“A standing military force, with an overgrown Executive will not long be safe companions to liberty.”—James Madison
“Here [in New Mexico], we are moving more toward a national police force. Homeland Security is involved with a lot of little things around town. Somebody in Washington needs to call a timeout.”—Dan Klein, retired Albuquerque Police Department sergeant
If the United States is a police state, then the Department of Homeland Security (DHS) is its national police force, with all the brutality, ineptitude and corruption such a role implies. In fact, although the DHS’ governmental bureaucracy may at times appear to be inept and bungling, it is ruthlessly efficient when it comes to building what the Founders feared most—a standing army on American soil.
The third largest federal agency behind the Departments of Veterans Affairs and Defense, the DHS—with its 240,000 full-time workers, $61 billion budget and sub-agencies that include the Coast Guard, Customs and Border Protection, Secret Service, Transportation Security Administration (TSA) and the Federal Emergency Management Agency (FEMA)—has been aptly dubbed a “runaway train.”
In the 12 years since it was established to “prevent terrorist attacks within the United States,” the DHS has grown from a post-9/11 knee-jerk reaction to a leviathan with tentacles in every aspect of American life. With good reason, a bipartisan bill to provide greater oversight and accountability into the DHS’ purchasing process has been making its way through Congress.
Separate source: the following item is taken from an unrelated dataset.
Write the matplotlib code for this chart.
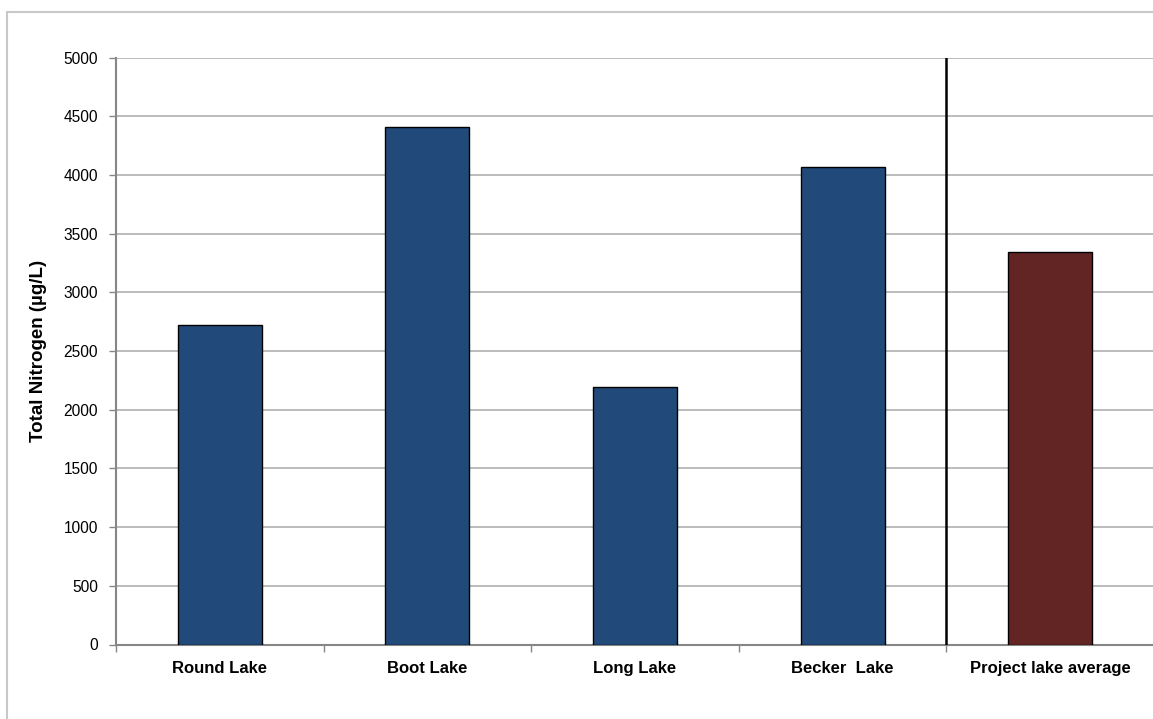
import matplotlib
matplotlib.use("Agg")
import matplotlib.pyplot as plt
from matplotlib.patches import Rectangle
import numpy as np

categories = ["Round Lake", "Boot Lake", "Long Lake", "Becker  Lake", "Project lake average"]
values = [2725, 4410, 2195, 4070, 3345]
colors = ["#214A7B", "#214A7B", "#214A7B", "#214A7B", "#632523"]
yticks = [0, 500, 1000, 1500, 2000, 2500, 3000, 3500, 4000, 4500, 5000]
ylabel = "Total Nitrogen (µg/L)"

plt.rcParams['font.family'] = ['Liberation Sans', 'DejaVu Sans']

fig = plt.figure(figsize=(11.53, 7.19), dpi=100)
# outer chart border
fig.patches.append(Rectangle((7/1153, -0.1), 1.2, 1 - 12/719 + 0.1, transform=fig.transFigure,
                             fill=False, edgecolor="#C8C8C8", linewidth=1.5, zorder=0))

ax = fig.add_axes([116/1153, 1 - 644.5/719, (1154 - 116)/1153, (644.5 - 57.5)/719])
x = np.arange(len(categories))
ax.bar(x, values, width=0.405, color=colors, edgecolor="black", linewidth=1.0, zorder=3)

ax.set_xlim(-0.5, len(categories) - 0.5)
ax.set_ylim(0, 5000)
ax.set_yticks(yticks)
ax.set_yticklabels([str(v) for v in yticks], fontsize=11.2)
ax.yaxis.grid(True, color="#B0B0B0", linewidth=1.2, zorder=0)
ax.set_axisbelow(True)

ax.set_xticks(x)
ax.set_xticklabels(categories, fontsize=12, fontweight="bold")
ax.tick_params(axis="x", which="major", length=0, pad=12)
ax.set_xticks(np.arange(-0.5, len(categories) + 0.5, 1), minor=True)
ax.tick_params(axis="x", which="minor", length=5, color="#868686", width=1)
ax.tick_params(axis="y", length=5, color="#868686", width=1, pad=8)

for side in ["top", "right"]:
    ax.spines[side].set_visible(False)
for side in ["left", "bottom"]:
    ax.spines[side].set_color("#868686")
    ax.spines[side].set_linewidth(1.5)

ax.axvline(3.5, color="black", linewidth=1.8, zorder=4, ymax=1.0)

ax.set_ylabel(ylabel, fontsize=13.5, fontweight="bold", labelpad=12)

fig.savefig("out.png", dpi=100)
A better plan would be to abolish the DHS altogether. In making the case for shutting down the de facto national police agency, analyst Charles Kenny offers the following six reasons: one, the agency lacks leadership; two, terrorism is far less of a threat than it is made out to be; three, the FBI has actually stopped more alleged terrorist attacks than DHS; four, the agency wastes exorbitant amounts of money with little to show for it; five, “An overweight DHS gets a free pass to infringe civil liberties without a shred of economic justification”; and six, the agency is just plain bloated.